The stresses afflicting the Canadian housing market — including the lack of affordability amid a growing supply shortage — aren’t going to be resolved anytime soon, economists warn.
Despite expectations for softer home prices this spring, Desjardins Group said it doesn’t see housing affordability — as measured by household disposable income relative to the income required to qualify for a mortgage (given home prices, mortgage rates and other homeownership costs) — returning to pre-pandemic levels by the end of next year, even as financial pressures ease.
“That primarily reflects a very unaffordable starting point,” Desjardins said in a report, adding that while weaker growth will curb home prices, it will also weigh on income.
“Moreover, while we expect mortgage rates to come down from current levels over the next two years, they won’t likely reach the rock-bottom levels of the pandemic or the early 2010s,” it said.
Even as high interest rates and a weak economy help curb demand in the months ahead, the combination of high rates and elevated inflation will also lead to lower homebuilding activity this year, the report said.
“Labour shortages, very weak homebuilder sentiment, and still‐high interest rates and building costs all point to much weaker construction activity going forward,” the report said.
Desjardins added that the recent resilience in housing starts has been driven by projects that were financed before borrowing costs rose and the economy slowed.
In a separate report, CIBC economists echoed these affordability concerns.
“The current recessionary conditions in the Canadian housing market will hardly dent the affordability crisis home buyers and renters currently face,” it said.
Looking longer term, while government policymakers are increasingly eager to tackle the housing shortage, Desjardins noted it will take time for theses policies to kick in.
CIBC argued that government policy efforts to address housing shortages have also been undermined by forecasting failures.
“You cannot build an adequate supply of housing for population growth that you fail to forecast,” it said.
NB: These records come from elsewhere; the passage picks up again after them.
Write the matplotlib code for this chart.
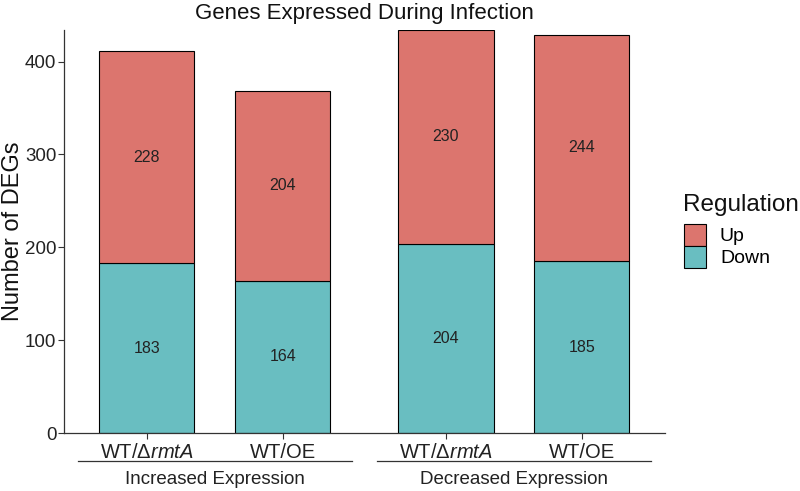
import numpy as np
import matplotlib.pyplot as plt
from matplotlib.transforms import blended_transform_factory

plt.rcParams['font.family'] = ['Liberation Sans', 'DejaVu Sans']
plt.rcParams['mathtext.fontset'] = 'custom'
plt.rcParams['mathtext.rm'] = 'Liberation Sans'
plt.rcParams['mathtext.it'] = 'Liberation Sans:italic'

# data
tick_labels = [r'WT/$\Delta\it{rmtA}$', 'WT/OE', r'WT/$\Delta\it{rmtA}$', 'WT/OE']
groups = ['Increased Expression', 'Decreased Expression']
down = [183, 164, 204, 185]
up = [228, 204, 230, 244]

x = np.array([1.0, 2.0, 3.2, 4.2])
up_color = '#DC756E'
down_color = '#69BEC1'

fig = plt.figure(figsize=(8, 4.91), dpi=100)
ax = fig.add_axes([0.08, 0.118, 0.751, 0.821])

b1 = ax.bar(x, down, width=0.7, color=down_color, edgecolor='black', linewidth=0.8, label='Down')
b2 = ax.bar(x, up, width=0.7, bottom=down, color=up_color, edgecolor='black', linewidth=0.8, label='Up')

for xi, d, u in zip(x, down, up):
    ax.text(xi, d / 2, str(d), ha='center', va='center', fontsize=11.5, color='#222222')
    ax.text(xi, d + u / 2, str(u), ha='center', va='center', fontsize=11.5, color='#222222')

ax.set_xlim(0.39, 4.81)
ax.set_ylim(0, 434)
ax.set_yticks([0, 100, 200, 300, 400])
ax.set_xticks(x)
ax.set_xticklabels(tick_labels, fontsize=14.5, color='#222222')
ax.tick_params(axis='y', labelsize=13.5, labelcolor='#222222', length=4, color='#333333', pad=1.5)
ax.tick_params(axis='x', length=4, color='#333333', pad=3)
for s in ['top', 'right']:
    ax.spines[s].set_visible(False)
for s in ['left', 'bottom']:
    ax.spines[s].set_color('#333333')
    ax.spines[s].set_linewidth(0.9)

ax.set_ylabel('Number of DEGs', fontsize=17, color='#111111')
ax.yaxis.set_label_coords(-0.066, 0.5)
ax.set_title('Genes Expressed During Infection', fontsize=16, color='#111111', pad=8)

# group lines and labels under the ticks
trans = blended_transform_factory(ax.transData, ax.transAxes)
centers = [(x[0] + x[1]) / 2, (x[2] + x[3]) / 2]
for c, g in zip(centers, groups):
    ax.plot([c - 1.01, c + 1.01], [-0.069, -0.069], color='#333333', lw=0.9,
            transform=trans, clip_on=False)
    ax.text(c, -0.115, g, transform=trans, ha='center', va='center',
            fontsize=13.5, color='#222222')

# legend: title as separate text so the gap below it can be set
fig.text(683 / 800, 1 - 205 / 491, 'Regulation', ha='left', va='center',
         fontsize=17.5, color='#111111')
handles = [b2, b1]
leg = fig.legend(handles, ['Up', 'Down'], loc='upper left',
                 bbox_to_anchor=(684 / 800, 1 - 224 / 491), frameon=False, fontsize=14,
                 handlelength=1.15, handleheight=1.35,
                 handletextpad=0.7, labelspacing=0.0, borderpad=0, borderaxespad=0)

fig.savefig('out.png', dpi=100)
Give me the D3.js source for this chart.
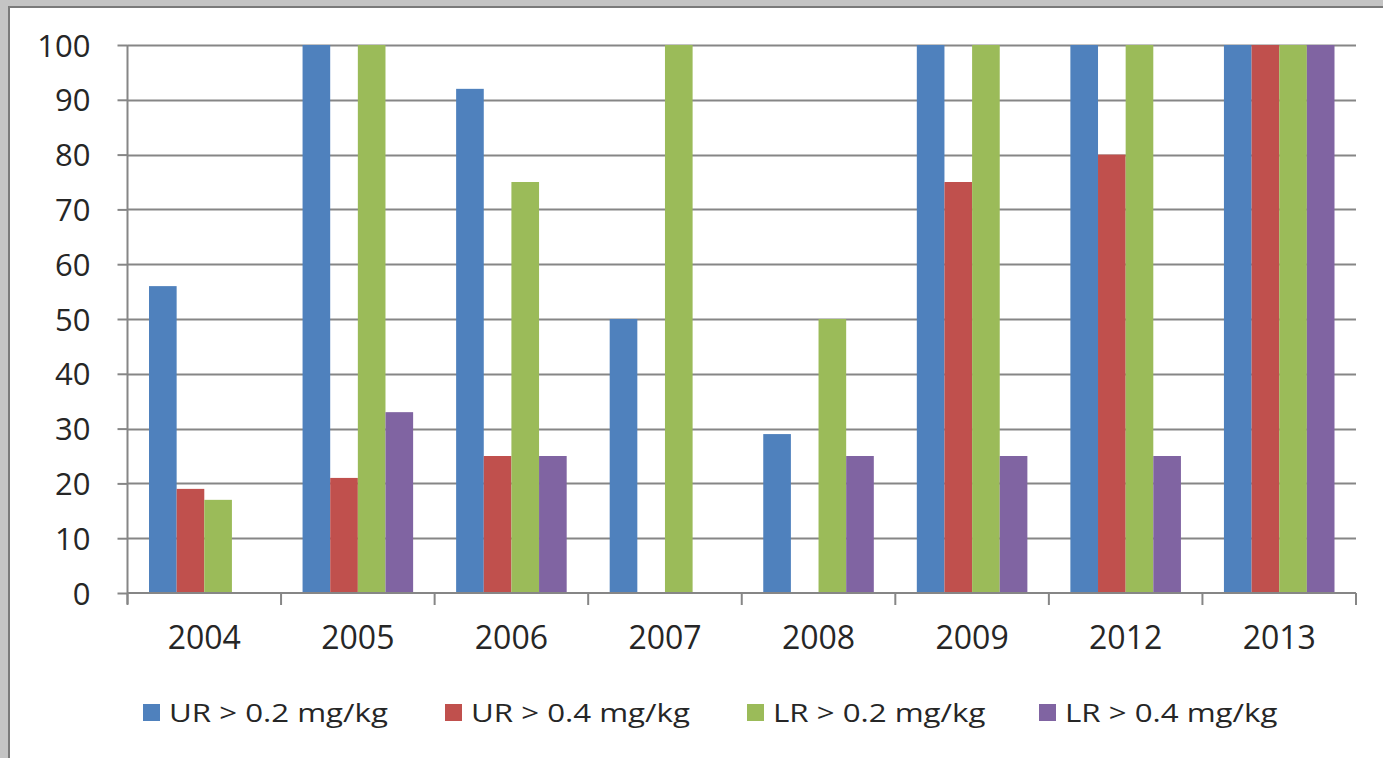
<!DOCTYPE html>
<html>
<head>
<meta charset="utf-8">
<script src="https://cdn.jsdelivr.net/npm/d3@7/dist/d3.min.js"></script>
<style>
  html, body { margin: 0; padding: 0; background: #fff; }
  svg { display: block; }
  text { font-family: "Open Sans", "Liberation Sans", sans-serif; fill: #262626; }
</style>
</head>
<body>
<svg id="chart" width="1383" height="758"></svg>
<script>
const years = ["2004", "2005", "2006", "2007", "2008", "2009", "2012", "2013"];
const seriesNames = ["UR > 0.2 mg/kg", "UR > 0.4 mg/kg", "LR > 0.2 mg/kg", "LR > 0.4 mg/kg"];
const seriesColors = ["#4F81BD", "#C0504D", "#9BBB59", "#8064A2"];
const ur02 = [56, 100, 92, 50, 29, 100, 100, 100];
const ur04 = [19, 21, 25, 0, 0, 75, 80, 100];
const lr02 = [17, 100, 75, 100, 50, 100, 100, 100];
const lr04 = [0, 33, 25, 0, 25, 25, 25, 100];
const yTicks = [0, 10, 20, 30, 40, 50, 60, 70, 80, 90, 100];

const seriesValues = [ur02, ur04, lr02, lr04];

(function () {
const svg = d3.select("#chart");
const W = 1383, H = 758;

// frame
svg.append("rect").attr("x", 0).attr("y", 0).attr("width", W).attr("height", H).attr("fill", "#fff");
svg.append("rect").attr("x", 0).attr("y", 0).attr("width", W).attr("height", 6).attr("fill", "#c4c4c4");
svg.append("rect").attr("x", 0).attr("y", 0).attr("width", 8).attr("height", H).attr("fill", "#c4c4c4");
svg.append("line").attr("x1", 8).attr("x2", W).attr("y1", 7).attr("y2", 7).attr("stroke", "#7a7a7a").attr("stroke-width", 2);
svg.append("line").attr("x1", 9).attr("x2", 9).attr("y1", 7).attr("y2", H).attr("stroke", "#7a7a7a").attr("stroke-width", 2);

const pLeft = 127.5, pRight = 1356, pTop = 45, pBottom = 593;

const x0 = d3.scaleBand().domain(years).range([pLeft, pRight]).paddingInner(0).paddingOuter(0);
const groupPad = 21.5;
const x1 = d3.scaleBand().domain(d3.range(4)).range([groupPad, x0.bandwidth() - groupPad]).padding(0);
const y = d3.scaleLinear().domain([0, 100]).range([pBottom, pTop]);

const gridColor = "#868686";

// gridlines
svg.append("g").selectAll("line").data(yTicks.filter(d => d > 0)).join("line")
  .attr("x1", pLeft).attr("x2", pRight)
  .attr("y1", d => Math.round(y(d)) + 0.5).attr("y2", d => Math.round(y(d)) + 0.5)
  .attr("stroke", gridColor).attr("stroke-width", 2);

// bars
const groups = svg.append("g").selectAll("g").data(years).join("g")
  .attr("transform", d => `translate(${x0(d)},0)`);
groups.selectAll("rect").data((d, i) => seriesValues.map((s, k) => ({ k, v: s[i] }))).join("rect")
  .attr("x", d => x1(d.k))
  .attr("width", x1.bandwidth())
  .attr("y", d => y(d.v))
  .attr("height", d => pBottom - y(d.v))
  .attr("fill", d => seriesColors[d.k]);

// y axis
const yAxis = d3.axisLeft(y).tickValues(yTicks).tickSize(10).tickPadding(27);
const gy = svg.append("g").attr("transform", `translate(${pLeft},0)`).call(yAxis);
gy.select(".domain").attr("stroke", gridColor).attr("stroke-width", 2).attr("d", `M0,${pTop}V${pBottom + 11}`);
gy.selectAll(".tick line").attr("stroke", gridColor).attr("stroke-width", 2);
gy.selectAll(".tick text").attr("font-size", 31).attr("fill", "#262626")
  .attr("font-family", "'Open Sans', sans-serif").attr("dy", "0.36em");

// x axis
const xAxis = d3.axisBottom(x0).tickSize(0).tickPadding(33);
const gx = svg.append("g").attr("transform", `translate(0,${pBottom})`).call(xAxis);
gx.select(".domain").attr("stroke", gridColor).attr("stroke-width", 2).attr("d", `M${pLeft},0H${pRight}`);
gx.selectAll(".tick text").attr("font-size", 32).attr("fill", "#262626")
  .attr("font-family", "'Open Sans', sans-serif");
// category separators
gx.append("g").selectAll("line").data(years.concat(["end"])).join("line")
  .attr("x1", (d, i) => i < years.length ? x0(d) : pRight)
  .attr("x2", (d, i) => i < years.length ? x0(d) : pRight)
  .attr("y1", 0).attr("y2", 12)
  .attr("stroke", gridColor).attr("stroke-width", 2);

// legend
const legendX = [143, 445, 747, 1039];
const lg = svg.append("g").selectAll("g").data(seriesNames).join("g")
  .attr("transform", (d, i) => `translate(${legendX[i]},704)`);
lg.append("rect").attr("width", 17).attr("height", 17).attr("fill", (d, i) => seriesColors[i]);
lg.append("text").attr("transform", "translate(26,18) scale(1.25,1)").attr("font-size", 25)
  .text(d => d);
})();
</script>
</body>
</html>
The report said it takes about 10 years to move from municipalities allocating land to meet future housing demand to units being built and sold. Forecasts for population and housing demand from a decade ago fell far short, it said, underestimating the population by about 1.4 million people.
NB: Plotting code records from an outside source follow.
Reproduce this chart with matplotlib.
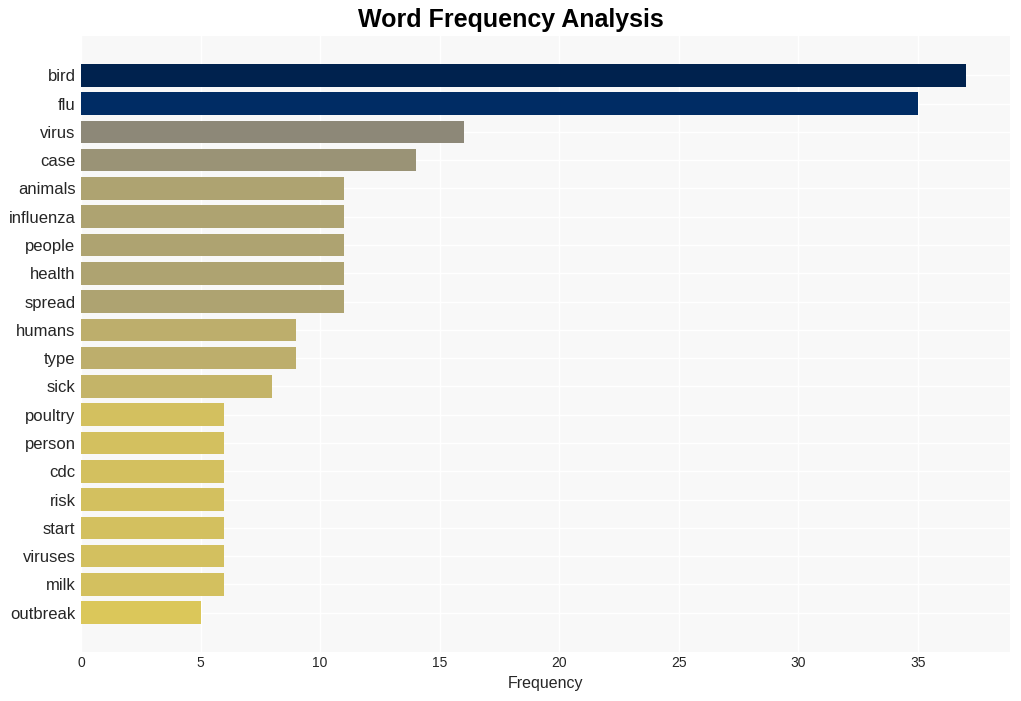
import matplotlib
matplotlib.use("Agg")
import matplotlib.pyplot as plt
import numpy as np

words = ["bird", "flu", "virus", "case", "animals", "influenza", "people", "health",
         "spread", "humans", "type", "sick", "poultry", "person", "cdc", "risk",
         "start", "viruses", "milk", "outbreak"]
counts = [37, 35, 16, 14, 11, 11, 11, 11, 11, 9, 9, 8, 6, 6, 6, 6, 6, 6, 6, 5]

plt.rcParams['font.family'] = ['Liberation Sans', 'DejaVu Sans']

fig = plt.figure(figsize=(10.21, 7.01), dpi=100)
ax = fig.add_axes([81/1021, 1-652/701, (1010-81)/1021, (652-36)/701])
ax.set_facecolor('#f8f8f8')

vals = np.array(counts, dtype=float)
colors = plt.cm.cividis(1 - vals / vals.max())
y = np.arange(len(words))
ax.barh(y, vals, height=0.8, color=colors, zorder=3)
ax.set_yticks(y)
ax.set_yticklabels(words, fontsize=12, color='#262626')
ax.invert_yaxis()
ax.set_xticks(np.arange(0, 40, 5))
ax.tick_params(axis='x', labelsize=10, colors='#262626', length=0, pad=3)
ax.tick_params(axis='y', length=0, pad=4)
ax.grid(True, color='white', linewidth=1, zorder=0)
ax.set_axisbelow(True)
for s in ax.spines.values():
    s.set_visible(False)
ax.set_xlabel('Frequency', fontsize=11.5, color='#262626', labelpad=4.5)
fig.text(0.5, 1 - 20/701, 'Word Frequency Analysis', fontsize=18, fontweight='bold',
         ha='center', va='center')
fig.savefig('out.png', dpi=100)
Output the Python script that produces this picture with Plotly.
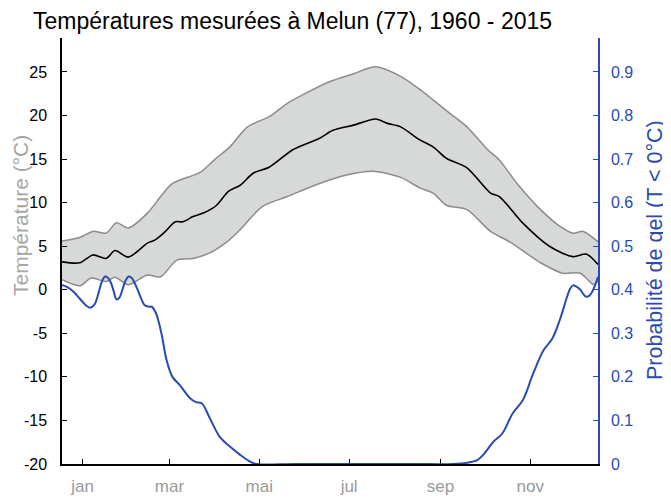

“And it doesn’t end here. The latest population projection from Statistics Canada released in August 2022 is already short of the actual population count,” it said.
As a result, CIBC said that by 2030, the housing construction gap could rise to five million units based on the existing population level and assuming average annual population growth of 2% over that time period.
“That significant forecasting/planning gap is a direct result of the fact that currently there are no credible forecasts, targets, or capacity plans across governments for non-permanent residents — the population which accounts for the vast majority of the planning shortfall,” the report said.
“That must change. Meaningful forecasting, targets, and integrated planning must be conducted for all permanent and temporary visa approvals to be meaningful.”